I think the new Way Back has a duality to it. It’s a neighborhood bar and restaurant that you don’t need a reservation for, but it can also provide that experience of having a dinner that takes you to a different place and allows you to be in the moment and experience our food, our service, and our space in a way that’s a little more high end and special.
While we gained valuable experience through our relocation, we’ve learned some lessons to help us avoid having to do this again next time.
You should know the neighborhood and spend more time in it than just a drive-by, eating there, or hanging out for a couple evenings. Talking to your neighbors, understanding the demographics, and really knowing the potential clientele is important.
Different restaurateurs will look for different things. I don’t know if there’s a catch-all of what you should look for when selecting a location, but whatever it is, make sure you spend a lot of time understanding it. And listen to your gut, that feeling of, “Man, this is a great building, but I’m not sure about parking.” Spend the time to wrap your head around where you’re going to be, hopefully for a long time, and to understand the people that are going to impact your business.
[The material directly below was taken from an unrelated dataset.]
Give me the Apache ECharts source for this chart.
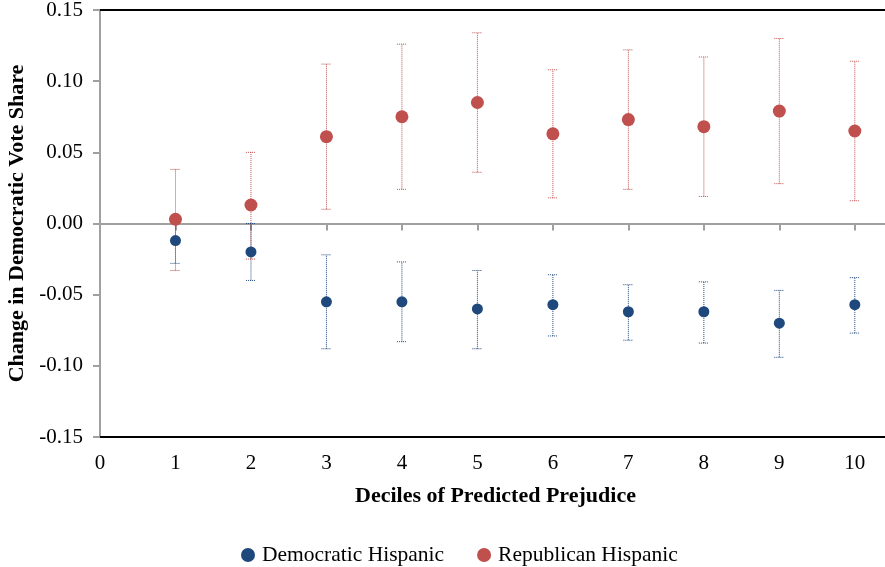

One of the biggest mistakes restaurateurs can make is relying heavily on car traffic counts. In the real estate world, it’s easy to say that a million cars drove by this location today. But how fast were they going? Is there parking on the street? Is the sidewalk wide enough to have a family with a stroller and other people walking side by side? Understanding density and traffic counts can be really useful, but if there’s a million cars going by and you’re doing a fast-casual drive thru burger restaurant, that’s probably amazing. If you’re trying to be more of a sit-down, neighborhood place, a million cars going by at 65 miles per hour probably hurts you more than it helps.
Talk to the businesses already established there. If you tell neighbors you want to try a high-end farm-to-table destination restaurant, and they’re not hopeful, listen to them. They know the people and the traffic better than you do. I’m not saying they can’t be proven wrong, but it needs to be part of your consideration process.
Know your strengths, know when to ask for input, and know when it’s time to trust your gut. At the end of the day, hopefully you’ve selected a space where you can grow for years to come.